ATLANTA — When President Barack Obama addresses graduates at Morehouse College today, he also will be speaking to the broader community of historically black colleges and universities, a proud corner of higher education that has struggled more than most during the last few years of economic distress.
The so-called HBCUs educate a hugely disproportionate share of low-income students, and the students and schools have been hit hard by a double punch. First, unemployment for blacks remains nearly double that of whites, making it harder for many students to keep up with tuition. Secondly, tougher credit standards have made it harder to secure a federal PLUS loan used by about one-third of HBCU students.
Graduation rates at HBCUs, which already were facing scrutiny under a national push to improve outcomes in higher education, have fallen over the last five years, according to U.S. Education Department data analyzed by The Associated Press.
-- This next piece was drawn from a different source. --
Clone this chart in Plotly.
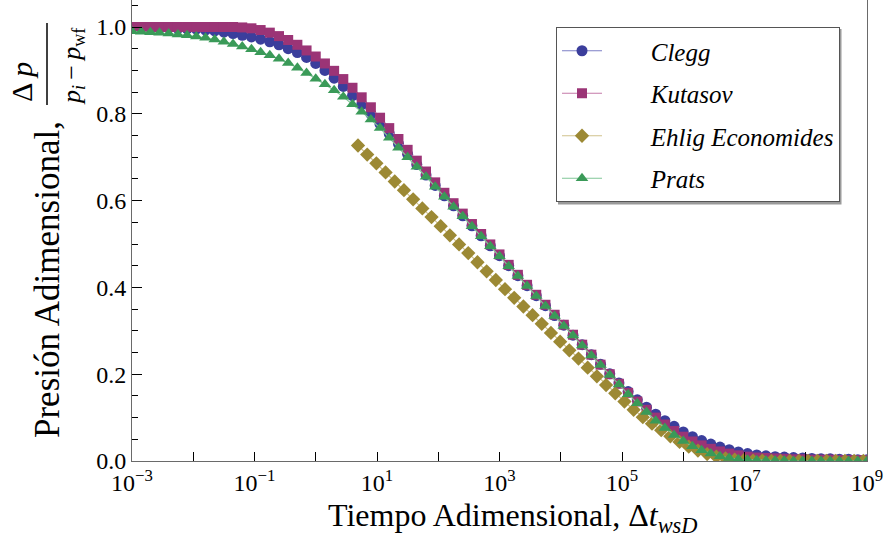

The AP found that graduation rates declined at 57 of the 80 four-year HBCUs that have complete data between 2006 and 2011. While total HBCU enrollment increased about 3 percent overall, the aggregate graduation rate for HBCU students fell from 37.7 percent in 2006 to 33.7 percent in 2011, the AP found.
That means of the 47,139 students who entered HBCUs six years before, just 15,885 had completed their degree by 2011, though the figures do not include transfers or part-time students.
“Particularly after this recession, I’m looking at an African-American unemployment rate of 16 percent, that’s touching my students,” said Walter Kimbrough, president of Dillard University in New Orleans, who has been critical in the past of some HBCUs. He believes recent criticism of their low graduation rates is unfair.
“They all know somebody who’s lost their job, and if it’s somebody who’s helping them pay for their schooling, we may not see them next semester,” he said.
Morehouse’s 2011 graduation rate was 55 percent, among the very highest of HBCUs.
The HBCU rates compare to a national average of about 58 percent, and 39 percent for blacks at all four-year institutions.
However, while the most selective colleges have much higher graduation rates, their enrollments are also heavily tilted toward high-income students. One recent study found that two-thirds of students at the 193 most selective colleges came from the top 25 percent of income, and just 15 percent from the bottom half.
At HBCUs, by contrast, about two-thirds of students receive Pell Grants, which are almost always awarded to families earning less than $40,000. Such students are not only more likely to need to start college with remedial work — which makes for a longer path to graduation — but they are much more vulnerable to financial problems that could drive them from school.